To also justify allegation of cruelty against the wife, Sodipo told the court of his wife’s alleged fondness for charms and juju. He claimed his sister once retrieved the charms from their home.

Citing authorities, Justice Onalaja held that the practice of juju may not amount to cruelty but intolerable behavior. He, however refused to grant a divorce on this score because Sodipo did not call the sister who allegedly retrieved the juju to give evidence. In holding this view.
Justice Onalaja stated that the three requirements needed be met before separation could constitute desertion. These include a defacto separation of the spouses; absence of petitioners’ consent and absence of just cause.

Quoting Lord Merriuale in Pulward Vs Pulward 1923 to support his position,  Justice Onalaja said:  “Desertion is not the withdrawal from a place but from state of things.”
Sodipo lost out to his wife in the three allegations of adultery, cruelty and desertion brought against her and the judge had to turn to the wife’s cross-petition to find a justification for the dissolution of the 40 year marriage.

Mrs. Sodipo in her cross- petition alleged that her husband committed adultery with the housemaid who had three children for him. One of the children, the court was told, was born barely one month before Sodipo gave his testimony in court.  Justice Onalaja held that Sodipo continuously committed adultery during the existence of the marriage but the wife had condoned it by accepting the first child from the relationship as that of the family.
The judge however held that he could not grant a divorce on the ground of adultery as it had not been shown that the marriage had broken down irretrievable on this ground. Mrs. Sodipo, the judge said, did not lead evidence to show her inability to live with her husband after discovering adultery.

“To succeed in petition based on the ground of adultery, the petitioner, apart from establishing the adultery, must also prove that as a result of the said adultery, she finds it intolerable to live with the respondent. This burden, respondent failed to establish,” the judge held.
The allegation that Sodipo’s behaviour had become intolerable struck a chord in the mind of the judge. Mrs. Sodipo had alleged that her estranged husband was fond of assaulting her. One of such incidents, she said, had brought about a charge of assault against Sodipo in a magistrate’s court.

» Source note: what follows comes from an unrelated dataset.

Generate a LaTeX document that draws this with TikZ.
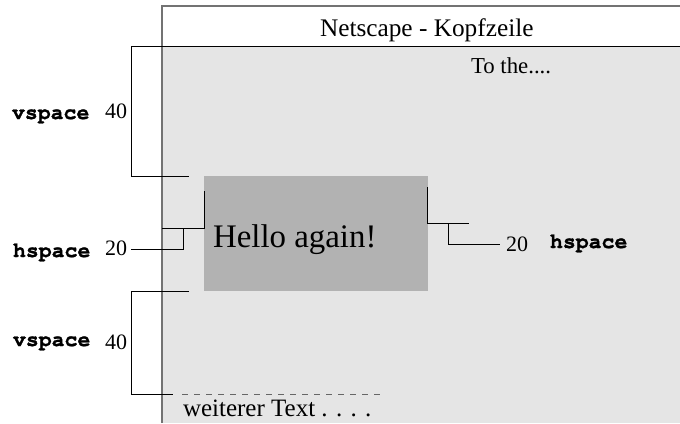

Based on this, Justice Onalaja held that Mrs. Sodipo could not objectively be expected to continue to live with him. The marriage, he said, had therefore broken down irretrievable. He granted a divorce.
He did not stop at giving legal teeth to the dissolution of the marriage. He went further to grant Mrs. Sodipo a relief as provided in Sections 70 and 73 the Matrimonial Causes Act of 1970.
Earlier, Mrs. Sodipo had sought certificate of means of her husband from another high court. On August 5, 1989, Justice Hotonu under form 53 of the Matrimonial Causes Rules 1983 “issued a certificate of pecuniary resources” to the couple. In the course of their being together , Sodipo, the court found, had built three houses, possessed two plots of land in Badagry and Abeokuta and shares in Harold Sodipo and Co. Limited and other companies not named.
The wife had a shop where beer and various food items were sold, a plot of land at Orile Iganmu and a partly completed building at Ogudu Estate in Lagos.
An offer of N80, 000 made to Mrs. Sodipo by the husband’s counsel was adjudged inadequate by Justice Onalaja. He awarded N200,000 to Mrs. Sodipo as reasonable lump sum in the circumstance and to make a clean break between Sodipo and his wife .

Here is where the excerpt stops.